If there's something wrong with your digital or analogue TV picture or sound, it may be because of a fault with your TV, your aerial or some kind of interference. Find out the most common causes with our handy checklists.

Analogue TV

First things first, identify the cause of your reception problem. This will allow you to take the appropriate actions to get your TV viewing back on track.

  • Complete loss of reception
    Use the BBC's reception problem checker tool to see if your local transmitter is affected by maintenance work.
  • Digital switchover
    Much of the UK has now switched from analogue TV to digital. Use Digital UK's postcode checker to see when your area will go digital.
  • Are your neighbours having the same problem?
    A TV set connected to a different aerial (e.g. a neighbour's TV) will help you determine whether it's just your reception that's affected.
  • Loose connections
    Check that the leads at the back or your TV are properly connected and that plugs are secure.
  • Aerial issues
    Storms, strong winds and heavy rain can result in an aerial being broken or coming loose. If this is the case then it's best to call in a professional aerial engineer.
  • Weather woes
    Weather conditions can affect your TV reception, so when it's warm and fine with high air pressure you may find that your favourite programmes are affected.
  • Interference
    Electrical and radio interference can cause reception issues. Cordless/mobile phones, baby monitors, washing machines and other appliances can create interference that will affect your viewing.

Digital TV

With the digital switchover taking place many households are now receiving digital TV rather than analogue. Signal strength can vary, so if you're having reception issues with your digital channels there are some steps you can take to restore your favourite programmes to full health.

  • Reset
    In many cases resetting your set-top box will solve the problem. You can do this by pressing the reset button, or turning off the power at the wall socket for about 10 seconds.
  • Retune
    If a new channel (or one that has moved) is missing from your channel list, try retuning your set-top box. You can do this by following the manufacturer's instructions.

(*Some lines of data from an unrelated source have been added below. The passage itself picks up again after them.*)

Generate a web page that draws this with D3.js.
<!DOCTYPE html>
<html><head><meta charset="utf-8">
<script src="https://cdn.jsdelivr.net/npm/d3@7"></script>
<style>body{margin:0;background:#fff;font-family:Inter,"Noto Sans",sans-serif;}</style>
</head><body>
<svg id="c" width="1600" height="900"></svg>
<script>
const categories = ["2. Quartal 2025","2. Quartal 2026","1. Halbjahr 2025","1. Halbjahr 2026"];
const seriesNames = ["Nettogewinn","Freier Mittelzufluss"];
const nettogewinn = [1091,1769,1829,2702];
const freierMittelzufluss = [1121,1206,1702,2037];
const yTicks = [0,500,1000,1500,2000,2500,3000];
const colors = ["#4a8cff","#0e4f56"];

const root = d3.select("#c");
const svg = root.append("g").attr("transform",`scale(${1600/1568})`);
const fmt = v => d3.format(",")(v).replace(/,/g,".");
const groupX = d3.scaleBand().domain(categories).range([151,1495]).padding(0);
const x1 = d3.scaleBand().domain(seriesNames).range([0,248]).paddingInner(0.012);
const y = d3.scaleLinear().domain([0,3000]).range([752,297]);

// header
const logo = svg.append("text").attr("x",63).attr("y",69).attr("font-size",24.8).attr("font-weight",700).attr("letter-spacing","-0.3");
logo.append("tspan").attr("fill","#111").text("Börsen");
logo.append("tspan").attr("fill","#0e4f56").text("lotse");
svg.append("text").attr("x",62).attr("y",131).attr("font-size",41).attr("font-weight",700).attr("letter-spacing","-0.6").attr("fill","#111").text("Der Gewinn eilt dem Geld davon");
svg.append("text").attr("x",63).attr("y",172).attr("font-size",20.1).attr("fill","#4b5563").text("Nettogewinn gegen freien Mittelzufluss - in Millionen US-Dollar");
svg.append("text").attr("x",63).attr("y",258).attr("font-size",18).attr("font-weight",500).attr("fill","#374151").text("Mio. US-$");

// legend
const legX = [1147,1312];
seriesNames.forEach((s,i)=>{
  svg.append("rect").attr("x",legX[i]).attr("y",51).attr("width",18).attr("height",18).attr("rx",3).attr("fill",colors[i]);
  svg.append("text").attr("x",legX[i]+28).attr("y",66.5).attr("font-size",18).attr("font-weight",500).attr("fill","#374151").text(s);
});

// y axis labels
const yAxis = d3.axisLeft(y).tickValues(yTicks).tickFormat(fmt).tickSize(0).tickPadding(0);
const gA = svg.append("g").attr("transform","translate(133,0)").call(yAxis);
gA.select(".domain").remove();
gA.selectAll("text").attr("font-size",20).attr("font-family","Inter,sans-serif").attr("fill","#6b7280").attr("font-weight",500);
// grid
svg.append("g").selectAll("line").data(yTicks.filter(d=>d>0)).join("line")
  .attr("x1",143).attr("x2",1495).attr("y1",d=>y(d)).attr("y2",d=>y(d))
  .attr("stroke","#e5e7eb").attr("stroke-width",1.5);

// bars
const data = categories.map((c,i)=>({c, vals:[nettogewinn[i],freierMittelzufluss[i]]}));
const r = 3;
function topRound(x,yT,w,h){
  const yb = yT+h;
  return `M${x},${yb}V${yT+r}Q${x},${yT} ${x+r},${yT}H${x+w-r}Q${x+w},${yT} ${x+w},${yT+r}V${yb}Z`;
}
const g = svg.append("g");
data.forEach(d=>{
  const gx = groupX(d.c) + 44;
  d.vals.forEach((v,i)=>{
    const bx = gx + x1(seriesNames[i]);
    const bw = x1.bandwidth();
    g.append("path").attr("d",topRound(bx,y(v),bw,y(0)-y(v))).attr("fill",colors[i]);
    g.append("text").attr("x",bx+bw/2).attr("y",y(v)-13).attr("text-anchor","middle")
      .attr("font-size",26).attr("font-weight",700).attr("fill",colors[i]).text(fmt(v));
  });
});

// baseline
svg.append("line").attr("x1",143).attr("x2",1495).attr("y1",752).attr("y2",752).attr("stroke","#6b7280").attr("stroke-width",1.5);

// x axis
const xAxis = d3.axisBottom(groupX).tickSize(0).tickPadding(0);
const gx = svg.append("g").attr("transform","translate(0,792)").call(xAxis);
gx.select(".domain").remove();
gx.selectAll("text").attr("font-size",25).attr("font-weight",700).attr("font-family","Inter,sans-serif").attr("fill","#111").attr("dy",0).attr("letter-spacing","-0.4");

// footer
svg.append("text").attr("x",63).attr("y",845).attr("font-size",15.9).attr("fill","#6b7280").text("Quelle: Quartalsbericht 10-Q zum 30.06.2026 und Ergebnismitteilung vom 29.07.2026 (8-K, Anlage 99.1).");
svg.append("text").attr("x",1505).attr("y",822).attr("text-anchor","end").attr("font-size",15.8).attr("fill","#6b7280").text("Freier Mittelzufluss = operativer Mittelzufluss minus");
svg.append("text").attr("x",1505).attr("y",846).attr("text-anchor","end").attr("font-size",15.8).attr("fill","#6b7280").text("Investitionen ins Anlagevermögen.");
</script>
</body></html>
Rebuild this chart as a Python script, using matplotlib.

If this doesn't solve the problem and you have digital terrestrial TV (Freeview), check the BBC's reception problem checker tool to see if maintenance work is being carried out on your local transmitter.

Satellite TV

Satellite problems can be frustrating, particularly if your favourite programme is about to start! If your box isn't getting a decent signal you may notice the picture breaking up, pixellation, or that some channels can't be received.

Check the following to get your satellite TV back in business:

  • Dish alignment
    If you've recently had heavy winds or rain then the dish could have been knocked or blown out of alignment. Call a satellite engineer in for this problem.
  • Blocked signal
    The dish needs a clear line of sight to the satellite. Scaffolding, buildings, walls and even trees blocking the path to the satellite can cause interference.
  • Bad weather
    Heavy rain can affect your satellite TV reception. If high winds cause problems then dish may not be securely fixed. Call a satellite engineer to get the dish secured.
  • Check your cables
    Make sure that the feed is securely connected and that the cable from the dish to the back of your satellite receiver is undamaged.
  • LNB (Low Noise Block) problems
    If the LNB develops a fault then you'll probably experience lost channels or problems with polarisation. If you have a problem with your LNB then it may need to be replaced.